El oficio del sacerdote junto al altar de los sacrificios en el antiguo santuario, señalaba y mostraba cuál era el ministerio terrenal de Jesús. El Salvador cumplía perfectamente todos los requisitos necesarios para el oficio de sacerdote: Era hombre, perfectamente hombre, y además había sido “llamado por Dios”. Actuaba, “en lo que a Dios se refiere”, cumpliendo la tarea especial de ofrecer “ofrendas y sacrificios por los pecados” (Hebreos 5:1, 4, 10).
Dicho de otro modo, la tarea del sacerdote era reconciliar con Dios a los penitentes, a aquellos que se arrepentían de sus faltas, a través del sistema de sacrificios establecido en el templo. Todo ese sistema de sacrificios era una representación de algo que tenía que acontecer en el futuro, una provisión por todos nuestros pecados.
Los sacrificios se mantenían de forma continua y diaria, representando así la perenne disponibilidad del perdón. Todo aquello señalaba al sacrificio de Cristo, que ocurrió una única vez y para siempre, no obstante, el perdón está al alcance de todos de forma constante, y no sólo aquél día en que nuestro Salvador murió en el Calvario. Eso es lo que significa el sacrificio continuo.
Claro está que aquellos sacrificios no eran suficientes para perdonar realmente los pecados. Además de no quitar realmente la culpa, asunto que sólo cumple la muerte de Cristo, hay otro motivo más por el que no eran suficientes.
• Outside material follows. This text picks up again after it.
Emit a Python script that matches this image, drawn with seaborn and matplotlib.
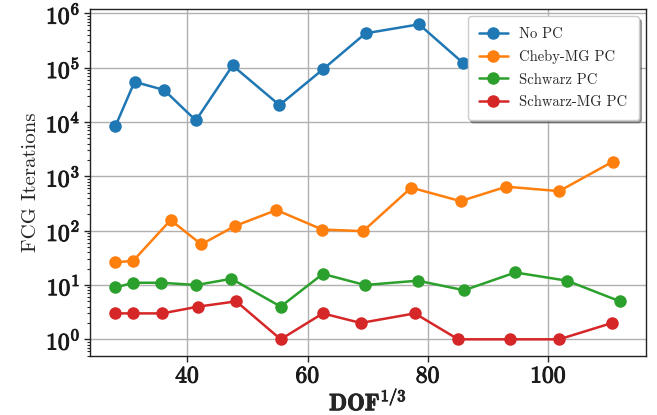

Los sacrificios no podían perfeccionar al penitente, al que acudía arrepentido, ni tampoco podían producir una conciencia clara en la persona. Así lo leemos en Hebreos 1:1―2: “Nunca puede, por los mismos sacrificios que ellos ofrecen continuamente año tras año, hacer perfectos a los que se acercan. De otra manera, ¿no habrían cesado de ofrecerse, ya que los adoradores, una vez purificados, no tendrían ya más conciencia de pecado?” Finalmente en el versículo 4 leemos: “Porque es imposible que la sangre de toros y de machos cabríos quite los pecados”. Acertadamente en Hebreos 9:9 se nos explica el significado de todo esto: “Lo cual es un símbolo para el tiempo presente, según el cual se presentan ofrendas y sacrificios que no pueden hacer perfecto en su conciencia al que practica ese culto”. Aunque en este texto se insiste en la idea de que no se puede perfeccionar una conciencia, es decir, calmarla, acallarla, se indica que el motivo es porque son símbolos del “tiempo presente”, habla un contemporáneo de Jesús. Es decir, no tiene efectividad porque sólo es una figura o sombra o símbolo de aquello que sí es realmente efectivo, el sacrificio de Cristo. Eran sombra de cosas mejores que estaban por venir. El Antiguo Testamento anunciaba que el Mesías debía tomar el lugar de esos sacrificios de animales, lo encontramos en Salmo 40:6―8, palabras que repite el autor de Hebreos, en Hebreos 10:5―9. Leemos el versículo 5 solamente: “Por lo cual, entrando en el mundo dice: Sacrificio y ofrenda no quisiste; Mas me preparaste cuerpo”. Todos estos sacrificios, entonces, señalaban a los sufrimientos de Cristo en nuestro lugar, así como su muerte por nosotros, al igual que aquellos animales morían simbólicamente en lugar del pecador arrepentido. Por eso el Mesías, Cristo, es nuestro Salvador, nos salva de lo que merecemos, poniéndose en nuestro lugar.
Durante su ministerio terrenal Jesús fue a la vez, Sacerdote y Ofrenda. Su muerte en la cruz fue parte de su obra sacerdotal, no la única. Después de su sacrificio en el Calvario, venía la segunda parte, su sacerdocio celestial. Pero esto lo veremos en el próximo tema.

Resumen.

Hoy hemos visto que Cristo se tuvo que encarnar para velar su divinidad, y así poder estar entre nosotros y preservar nuestra vida. Por otro lado, de haber dejado sola la humanidad de Cristo, no habría podido resistir las tentaciones y habría caído, por eso fue necesario que lo divino se vistiese de humano. Además, de ese mismo modo nos puede hacer a nosotros participantes de la naturaleza divina y vencer igualmente el pecado.
Hemos empezado a ver los oficios de Jesús. Como Profeta, por cuanto reveló la voluntad del Padre a los hombres, como sacerdote, en dos fases, su ministerio en la tierra y ministerio celestial.
El próximo tema veremos el ministerio celestial de Cristo y su función como Rey. ¡Feliz Sábado!